As questões de hegemonia são melhores compreendidas se analisarmos como se dão as relações entre Estado e culturas populares no Brasil. O Inventário Nacional de Referências Culturais (INRC) é um instrumento do Instituto do Patrimônio Histórica e Artístico Nacional (IPHAN) para a identificação do patrimônio imaterial. É um banco de dados de descrição dos chamados bens culturais, que são primeiramente identificados, para um posterior desenvolvimento de uma política de patrimônio, um plano de salvaguarda. Os bens culturais são divididos em cinco categorias: Celebração, Forma de Expressão, Ofícios e Saberes, Lugares e Edificações. O fato de uma manifestação ser considerada um bem cultural está ligado se o mesmo se configura como uma prática tradicional.
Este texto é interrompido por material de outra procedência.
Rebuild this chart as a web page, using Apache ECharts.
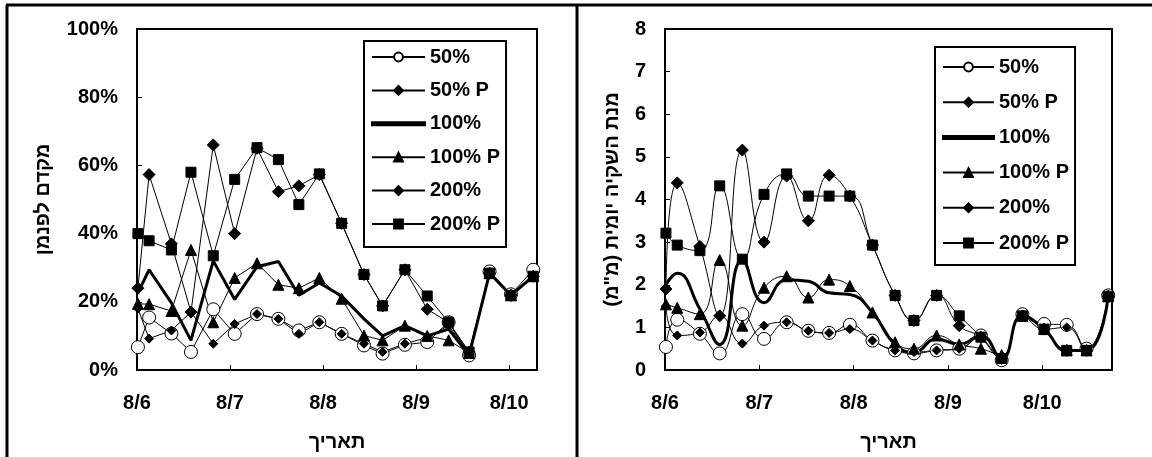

O conceito de tradição para o INRC está ligado a uma transmissão do conhecimento geracional e um reconhecimento da comunidade para referenciar o bem. A questão central é que o registro destas manifestações, embora o discurso seja o contrário, cristaliza as culturas populares. Sendo assim existe uma concepção de tradição inventada imposta pelo Estado aos agentes. 13

Ocorre o registro de um bem cultural (de qualquer ordem) e espera-se que ela continue daquela mesma forma. Este excerto, inclusive, é determinante para que um bem continue sendo um patrimônio ou não. Os elementos de repetição e inculcação de certos valores são impostos nesse processo. O Samba de Roda registrado no Dossiê do IPHAN em 2004 (inscrito no Livro de Registro das Formas de Expressão) possui determinadas características. O Samba de Roda daqui a vinte anos terá outras características que não caberá à instância governamental nenhuma dirimir se houve uma perda de tradicionalidade, porque esse mesmo samba registrado é diferente do samba do século XX, por exemplo. Estas mudanças na música não determinam a tradicionalidade da mesma. Uma música pode ser entendida como tradicional pela relação dos agentes com o lugar social, suas conexões com a cosmovisão que rege o grupo; bem como em suas relações de transmissão de conhecimento, principalmente ligadas à memória coletiva.